1. Both sides of Victoria Falls offer something unique
Victoria Falls is the accumulation of the Zambezi river meandering through the earth. It begins in the north-east of Zambia and flows all the way to the Indian ocean. It also forms a natural border separating Zambia from Zimbabwe. The best news is that you’re able to view the falls from either country, although Zimbabwe offers perhaps the best views.
Victoria Falls is also within close proximity to the north of Botswana, where you’ll find the Chobe National Park and the country’s watery world of wildlife and birds. A regret we often hear from clients is that they wished they had included a trip to Victoria Falls in their itinerary.
There are also national parks on both sides of Victoria Falls. In Zambia, you have the Lower Zambezi National Park and the Zimbabwean side offers Mana Pools National Park.
Mana Pools National Park, Zimbabwe
2. It’s an adrenaline-junky hotspot, filled with adventure
You can ejoy tandem microflights over the Falls, offering one of the bets views you’ll ever see
Both national parks provide an array of great adventure-driven activities. These include:
- Walking safaris in the bush with professional guides
- 4×4 guided game drives (Mana Pools is the only park in Africa where you are allowed to get out of your safari vehicle, but we would not recommend that)
- Canoeing adventures (seeing elephants, buffalos, crocs and hippos from the river is an incredible experience)
- White-water rafting
- Tiger fishing
In Victoria Falls itself you’ll have to opportunity of bungee jumping from Shearwater Falls (111 metres), white-water rafting, exploring the town and learning about the local culture, dining and microflights over the falls. With so much to do, we’ll advise you on the best tour operators to use on your trip.

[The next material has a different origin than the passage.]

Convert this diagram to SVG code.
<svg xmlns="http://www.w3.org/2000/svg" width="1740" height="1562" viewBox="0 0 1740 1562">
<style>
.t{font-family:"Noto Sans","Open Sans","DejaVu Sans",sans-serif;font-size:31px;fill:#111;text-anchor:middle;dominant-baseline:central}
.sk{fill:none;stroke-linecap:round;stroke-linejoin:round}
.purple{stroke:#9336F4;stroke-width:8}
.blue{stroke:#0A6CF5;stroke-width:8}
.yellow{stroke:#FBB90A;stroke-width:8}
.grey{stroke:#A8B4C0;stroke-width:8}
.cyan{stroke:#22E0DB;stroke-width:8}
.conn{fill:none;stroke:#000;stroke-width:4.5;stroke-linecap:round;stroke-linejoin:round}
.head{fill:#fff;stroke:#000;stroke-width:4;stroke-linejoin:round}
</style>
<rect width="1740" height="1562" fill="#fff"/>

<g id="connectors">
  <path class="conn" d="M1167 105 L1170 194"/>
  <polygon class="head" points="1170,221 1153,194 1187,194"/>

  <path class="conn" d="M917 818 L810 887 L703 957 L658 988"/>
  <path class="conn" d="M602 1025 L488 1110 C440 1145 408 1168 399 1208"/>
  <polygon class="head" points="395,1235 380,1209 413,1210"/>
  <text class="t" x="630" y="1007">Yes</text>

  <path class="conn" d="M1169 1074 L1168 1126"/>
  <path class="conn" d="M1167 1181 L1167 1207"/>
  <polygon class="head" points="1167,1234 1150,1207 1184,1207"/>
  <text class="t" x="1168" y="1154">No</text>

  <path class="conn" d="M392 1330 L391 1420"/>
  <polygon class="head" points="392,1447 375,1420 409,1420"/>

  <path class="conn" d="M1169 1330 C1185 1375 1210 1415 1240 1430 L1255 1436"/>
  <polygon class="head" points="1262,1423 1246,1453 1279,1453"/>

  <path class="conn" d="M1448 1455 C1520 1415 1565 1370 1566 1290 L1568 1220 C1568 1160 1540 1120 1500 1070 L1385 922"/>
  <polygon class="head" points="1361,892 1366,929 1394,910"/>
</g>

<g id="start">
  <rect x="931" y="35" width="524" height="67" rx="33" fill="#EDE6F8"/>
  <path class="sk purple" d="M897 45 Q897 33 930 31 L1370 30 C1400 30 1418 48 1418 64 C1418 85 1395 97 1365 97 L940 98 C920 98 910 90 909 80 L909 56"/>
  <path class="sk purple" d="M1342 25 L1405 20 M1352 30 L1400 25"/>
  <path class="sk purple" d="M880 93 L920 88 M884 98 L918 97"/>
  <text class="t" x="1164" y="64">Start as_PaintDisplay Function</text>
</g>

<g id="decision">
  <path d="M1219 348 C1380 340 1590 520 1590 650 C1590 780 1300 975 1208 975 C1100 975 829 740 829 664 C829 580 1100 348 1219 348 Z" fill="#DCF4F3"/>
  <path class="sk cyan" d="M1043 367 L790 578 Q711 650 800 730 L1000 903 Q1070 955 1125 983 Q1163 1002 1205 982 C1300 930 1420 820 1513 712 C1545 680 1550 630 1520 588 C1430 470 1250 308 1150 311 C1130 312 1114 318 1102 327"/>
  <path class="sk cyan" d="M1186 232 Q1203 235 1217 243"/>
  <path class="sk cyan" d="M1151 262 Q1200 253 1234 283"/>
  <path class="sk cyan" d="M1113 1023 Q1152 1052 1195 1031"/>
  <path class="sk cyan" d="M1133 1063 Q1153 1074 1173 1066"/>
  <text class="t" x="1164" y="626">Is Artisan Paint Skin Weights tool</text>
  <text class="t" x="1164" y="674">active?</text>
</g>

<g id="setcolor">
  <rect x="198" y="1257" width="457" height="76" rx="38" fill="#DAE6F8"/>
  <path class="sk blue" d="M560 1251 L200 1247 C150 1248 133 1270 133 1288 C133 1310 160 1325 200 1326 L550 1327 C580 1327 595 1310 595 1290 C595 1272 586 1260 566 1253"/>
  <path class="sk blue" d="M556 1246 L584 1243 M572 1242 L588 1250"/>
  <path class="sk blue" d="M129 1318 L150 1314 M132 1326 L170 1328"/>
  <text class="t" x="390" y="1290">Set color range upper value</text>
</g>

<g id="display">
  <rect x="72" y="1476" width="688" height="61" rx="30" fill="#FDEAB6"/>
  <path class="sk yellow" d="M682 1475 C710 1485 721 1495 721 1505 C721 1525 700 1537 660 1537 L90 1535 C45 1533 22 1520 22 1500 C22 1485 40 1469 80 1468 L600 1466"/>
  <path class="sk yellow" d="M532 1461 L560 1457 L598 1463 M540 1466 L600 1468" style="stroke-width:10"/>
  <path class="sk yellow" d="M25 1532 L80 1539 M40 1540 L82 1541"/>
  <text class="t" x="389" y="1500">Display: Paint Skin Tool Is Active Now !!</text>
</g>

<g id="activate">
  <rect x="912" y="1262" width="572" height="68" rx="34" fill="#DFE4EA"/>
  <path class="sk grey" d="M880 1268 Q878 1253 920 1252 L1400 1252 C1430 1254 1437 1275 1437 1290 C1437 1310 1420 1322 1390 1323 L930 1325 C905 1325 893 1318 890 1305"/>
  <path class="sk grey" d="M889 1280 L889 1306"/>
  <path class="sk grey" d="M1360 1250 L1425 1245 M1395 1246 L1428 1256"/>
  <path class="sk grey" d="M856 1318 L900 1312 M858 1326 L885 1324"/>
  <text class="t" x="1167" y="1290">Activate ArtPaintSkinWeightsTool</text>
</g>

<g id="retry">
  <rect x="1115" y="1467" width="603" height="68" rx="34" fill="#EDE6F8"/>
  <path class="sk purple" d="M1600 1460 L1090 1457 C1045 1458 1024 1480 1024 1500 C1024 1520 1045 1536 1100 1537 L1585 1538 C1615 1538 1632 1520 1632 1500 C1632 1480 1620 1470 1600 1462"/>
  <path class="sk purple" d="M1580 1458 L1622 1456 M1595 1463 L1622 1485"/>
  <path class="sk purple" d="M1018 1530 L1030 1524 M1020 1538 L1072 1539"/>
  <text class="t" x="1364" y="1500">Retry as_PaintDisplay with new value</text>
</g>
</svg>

3. You’ll be surrounded by wildlife
Lower Zambezi National Park, Zambia
Both Zambia and Zimbabwe offer great game-viewing opportunities. See the endangered African wild dogs, elephant and buffalo in large numbers, big cats (lion, cheetah, leopard), four of the Big Five (rhino are not found here) and a multitude of birds.
4. African meeting point
You can enjoy all of these parks using Victoria Falls as a base as it is a greet meeting point for an extended stay in Southern Africa. We recommend pairing your safari with another destination like Botswana or greater Zimbabwe.

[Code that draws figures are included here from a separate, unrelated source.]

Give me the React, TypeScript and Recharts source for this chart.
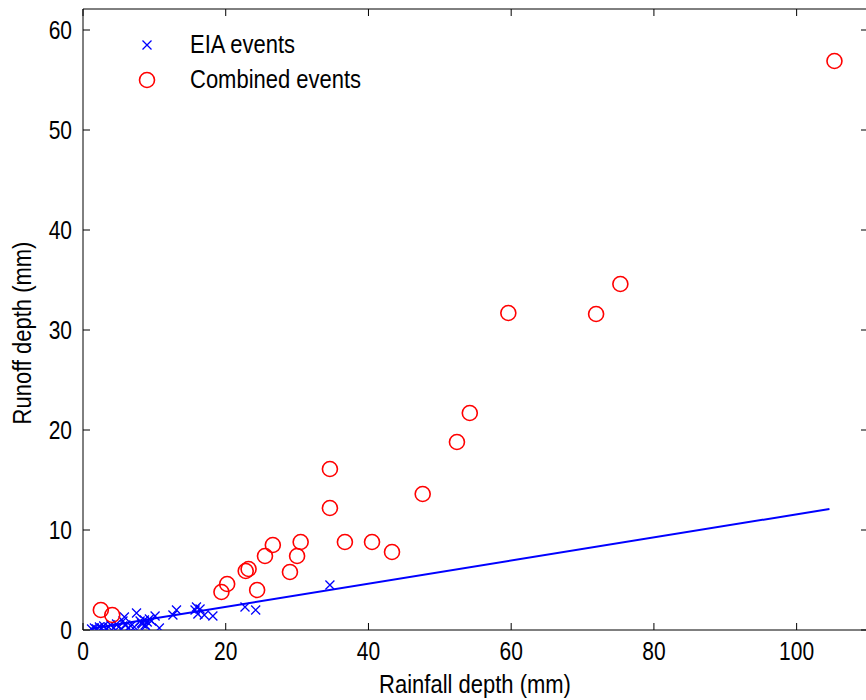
import React from 'react';
import { ScatterChart, Scatter, XAxis, YAxis, Legend } from 'recharts';

// EIA events (blue crosses)
const eiaRain = [1.2, 1.6, 1.9, 2.3, 2.6, 2.9, 3.2, 3.6, 3.9, 4.3, 4.7, 5.0, 5.3, 5.6, 5.8, 6.0, 6.3, 6.7, 7.2, 7.5, 8.0, 8.2, 8.3, 8.6, 8.7, 8.8, 9.0, 9.3, 9.6, 10.1, 10.7, 12.6, 13.1, 15.7, 15.9, 16.1, 16.4, 17.0, 18.2, 22.7, 24.2, 34.6];
const eiaRunoff = [0.1, 0.2, 0.1, 0.3, 0.2, 0.4, 0.1, 0.3, 0.5, 0.2, 0.6, 0.3, 0.1, 0.9, 1.3, 0.5, 0.2, 0.4, 0.3, 1.7, 0.9, 0.7, 0.6, 1.0, 0.5, 0.4, 0.8, 1.1, 0.9, 1.4, 0.2, 1.5, 2.0, 2.0, 2.3, 1.6, 2.1, 1.5, 1.4, 2.3, 2.0, 4.5];

// Combined events (red circles)
const combRain = [2.5, 4.1, 19.4, 20.2, 22.8, 23.2, 24.4, 25.5, 26.6, 29.0, 30.0, 30.5, 34.6, 34.6, 36.7, 40.5, 43.3, 47.6, 52.4, 54.2, 59.6, 71.9, 75.3, 105.3];
const combRunoff = [2.0, 1.5, 3.8, 4.6, 5.9, 6.1, 4.0, 7.4, 8.5, 5.8, 7.4, 8.8, 12.2, 16.1, 8.8, 8.8, 7.8, 13.6, 18.8, 21.7, 31.7, 31.6, 34.6, 56.9];

// fitted line end points
const fitRain = [1.0, 104.6];
const fitRunoff = [0.12, 12.1];

const xTicks = [0, 20, 40, 60, 80, 100];
const yTicks = [0, 10, 20, 30, 40, 50, 60];
const legendOrder = ['EIA events', 'Combined events'];

const eia = eiaRain.map((x, i) => ({ x, y: eiaRunoff[i] }));
const combined = combRain.map((x, i) => ({ x, y: combRunoff[i] }));
const fit = fitRain.map((x, i) => ({ x, y: fitRunoff[i] }));

const FONT = '"Liberation Sans", Arial, Helvetica, sans-serif';
const STRETCH = 1.2; // glyphs in the picture look a bit tall

function Txt({ x, y, size, anchor = 'start', rotate = 0, children }: any) {
  return (
    <text
      transform={`translate(${x},${y}) rotate(${rotate}) scale(1,${STRETCH})`}
      x={0}
      y={0}
      textAnchor={anchor}
      fontSize={size}
      fontFamily={FONT}
      fill="#000"
    >
      {children}
    </text>
  );
}

const Cross = (p: any) => {
  const { cx, cy } = p;
  if (cx == null || cy == null) return <g />;
  const s = 4.5;
  return (
    <path
      d={`M${cx - s},${cy - s}L${cx + s},${cy + s}M${cx - s},${cy + s}L${cx + s},${cy - s}`}
      stroke="#0000ff"
      strokeWidth={1.3}
      fill="none"
    />
  );
};

const Ring = (p: any) => {
  const { cx, cy } = p;
  if (cx == null || cy == null) return <g />;
  return <circle cx={cx} cy={cy} r={7.5} stroke="#ff0000" strokeWidth={1.6} fill="none" />;
};

const NoDot = () => <g />;

const BottomTick = (p: any) => (
  <g>
    <line x1={p.x} x2={p.x} y1={p.y} y2={p.y - 7} stroke="#000" />
    <Txt x={p.x} y={p.y + 30} size={21} anchor="middle">{p.payload.value}</Txt>
  </g>
);
const TopTick = (p: any) => <line x1={p.x} x2={p.x} y1={p.y} y2={p.y + 7} stroke="#000" />;
const LeftTick = (p: any) => (
  <g>
    <line x1={p.x} x2={p.x + 7} y1={p.y} y2={p.y} stroke="#000" />
    <Txt x={p.x - 11} y={p.y + 9} size={21} anchor="end">{p.payload.value}</Txt>
  </g>
);
const RightTick = (p: any) => <line x1={p.x} x2={p.x - 7} y1={p.y} y2={p.y} stroke="#000" />;

const XTitle = () => <Txt x={475} y={693} size={22} anchor="middle">Rainfall depth (mm)</Txt>;
const YTitle = () => <Txt x={31} y={333} size={22} anchor="middle" rotate={-90}>Runoff depth (mm)</Txt>;

const LegendBox = ({ payload }: any) => {
  const items = (payload || [])
    .filter((e: any) => legendOrder.includes(e.value))
    .sort((a: any, b: any) => legendOrder.indexOf(a.value) - legendOrder.indexOf(b.value));
  return (
    <svg width={280} height={80} style={{ display: 'block' }}>
      {items.map((e: any, i: number) => {
        const cy = 20 + i * 35;
        return (
          <g key={e.value}>
            {e.value === 'EIA events' ? <Cross cx={17} cy={cy} /> : <Ring cx={17} cy={cy} />}
            <Txt x={60} y={cy + 8} size={22}>{e.value}</Txt>
          </g>
        );
      })}
    </svg>
  );
};

export default function App() {
  return (
    <div style={{ position: 'absolute', left: 0, top: 0, width: 866, height: 700, overflow: 'hidden', background: '#fff' }}>
      <ScatterChart width={880} height={700} margin={{ top: 8, right: 10, bottom: 0, left: 28 }}>
        <XAxis
          xAxisId="b"
          type="number"
          dataKey="x"
          domain={[0, 110]}
          ticks={xTicks}
          allowDataOverflow
          height={70}
          tickSize={0}
          tickMargin={0}
          tickLine={false}
          tick={<BottomTick />}
          axisLine={{ stroke: '#000' }}
          label={<XTitle />}
        />
        <XAxis
          xAxisId="t"
          orientation="top"
          type="number"
          dataKey="x"
          domain={[0, 110]}
          ticks={xTicks}
          allowDataOverflow
          height={1}
          tickSize={0}
          tickMargin={0}
          tickLine={false}
          tick={<TopTick />}
          axisLine={{ stroke: '#000' }}
        />
        <YAxis
          yAxisId="l"
          type="number"
          dataKey="y"
          domain={[0, 62.1]}
          ticks={yTicks}
          allowDataOverflow
          width={55}
          tickSize={0}
          tickMargin={0}
          tickLine={false}
          tick={<LeftTick />}
          axisLine={{ stroke: '#000' }}
          label={<YTitle />}
        />
        <YAxis
          yAxisId="r"
          orientation="right"
          type="number"
          dataKey="y"
          domain={[0, 62.1]}
          ticks={yTicks}
          allowDataOverflow
          width={2}
          tickSize={0}
          tickMargin={0}
          tickLine={false}
          tick={<RightTick />}
          axisLine={{ stroke: '#000' }}
        />
        <Legend
          layout="vertical"
          align="center"
          verticalAlign="middle"
          wrapperStyle={{ left: 130, top: 25, width: 280 }}
          content={<LegendBox />}
        />
        <Scatter
          name="fit"
          data={fit}
          xAxisId="b"
          yAxisId="l"
          line={{ stroke: '#0000ff', strokeWidth: 2 }}
          lineType="joint"
          shape={<NoDot />}
          legendType="none"
          isAnimationActive={false}
        />
        <Scatter
          name="EIA events"
          data={eia}
          xAxisId="b"
          yAxisId="l"
          shape={<Cross />}
          legendType="cross"
          fill="#0000ff"
          isAnimationActive={false}
        />
        <Scatter
          name="Combined events"
          data={combined}
          xAxisId="b"
          yAxisId="l"
          shape={<Ring />}
          legendType="circle"
          fill="#ff0000"
          isAnimationActive={false}
        />
      </ScatterChart>
    </div>
  );
}
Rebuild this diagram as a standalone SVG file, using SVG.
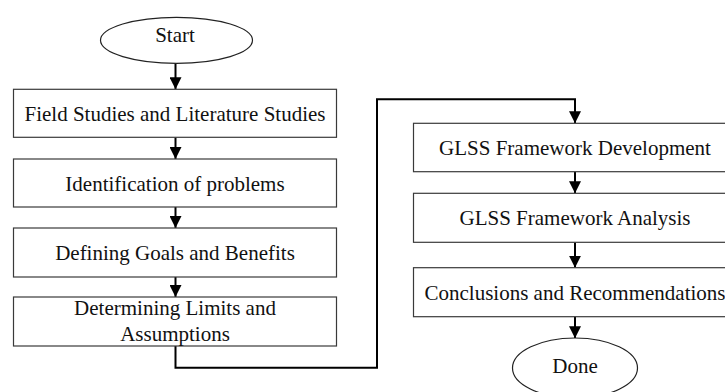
<svg xmlns="http://www.w3.org/2000/svg" width="725" height="392" viewBox="0 0 725 392">
<style>
.box{fill:#fff;stroke:#3a3a3a;stroke-width:1.2}
.el{fill:#fff;stroke:#222;stroke-width:1.2}
.t{font-family:"Liberation Serif","Times New Roman",serif;font-size:21px;fill:#111;text-anchor:middle}
.c{fill:none;stroke:#000;stroke-width:2}
</style>
<defs>
<marker id="ah" markerUnits="userSpaceOnUse" markerWidth="12" markerHeight="12" refX="12" refY="6" orient="auto">
<path d="M0,0 L12,6 L0,12 z" fill="#000"/>
</marker>
</defs>
<rect width="725" height="392" fill="#fff"/>
<g id="connectors">
<line class="c" x1="175.5" y1="63.5" x2="175.5" y2="89.3" marker-end="url(#ah)"/>
<line class="c" x1="175.5" y1="137.3" x2="175.5" y2="159" marker-end="url(#ah)"/>
<line class="c" x1="175.5" y1="207" x2="175.5" y2="228" marker-end="url(#ah)"/>
<line class="c" x1="175.5" y1="277" x2="175.5" y2="297" marker-end="url(#ah)"/>
<path class="c" d="M175.5,346 V367.7 H377 V99.3 H575 V123.3" marker-end="url(#ah)"/>
<line class="c" x1="575" y1="171.7" x2="575" y2="193.3" marker-end="url(#ah)"/>
<line class="c" x1="575" y1="242.3" x2="575" y2="267.7" marker-end="url(#ah)"/>
<line class="c" x1="575" y1="316.7" x2="575" y2="338.3" marker-end="url(#ah)"/>
</g>
<g id="start">
<ellipse class="el" cx="176.5" cy="40.3" rx="76" ry="23"/>
<text class="t" x="175" y="42.3">Start</text>
</g>
<g id="field">
<rect class="box" x="13.5" y="89.3" width="323" height="48"/>
<text class="t" x="175" y="120.7">Field Studies and Literature Studies</text>
</g>
<g id="identification">
<rect class="box" x="13.5" y="159" width="323" height="48"/>
<text class="t" x="175" y="190.5">Identification of problems</text>
</g>
<g id="goals">
<rect class="box" x="13.5" y="228" width="323" height="49"/>
<text class="t" x="175" y="259.5">Defining Goals and Benefits</text>
</g>
<g id="limits">
<rect class="box" x="13.5" y="297" width="323" height="49"/>
<text class="t" x="175" y="315">Determining Limits and</text>
<text class="t" x="175" y="340.5">Assumptions</text>
</g>
<g id="development">
<rect class="box" x="413.5" y="123.3" width="323" height="48.4"/>
<text class="t" x="575" y="155">GLSS Framework Development</text>
</g>
<g id="analysis">
<rect class="box" x="413.5" y="193.3" width="323" height="49"/>
<text class="t" x="575" y="225.3">GLSS Framework Analysis</text>
</g>
<g id="conclusions">
<rect class="box" x="413.5" y="267.7" width="323" height="49"/>
<text class="t" x="575" y="299.7">Conclusions and Recommendations</text>
</g>
<g id="done">
<ellipse class="el" cx="575" cy="368" rx="62.5" ry="30"/>
<text class="t" x="575" y="373.3">Done</text>
</g>
</svg>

- The best time to visit Victoria Falls depends on your safari itinerary. February to May is considered better for adventurous activities as the water levels swell after the long rains. However, if you’re coupling a Victoria Falls safari with a trip to Botswana or South Africa, then the best time of year to go is June to September.
- If you’re going to the Zimbabwean side of Victoria Falls, bring a bather and light raincoat so that you don’t get drenched by the back spray (unless you don’t mind)
- Avoid the Zambian side of Victoria Falls during October to November. You’ll likely be met by a bare rock face as the warm summer without rain dries everything up
The sheer magnitude of the Falls astounds visitors and provides us with a humbling experience before the might of nature.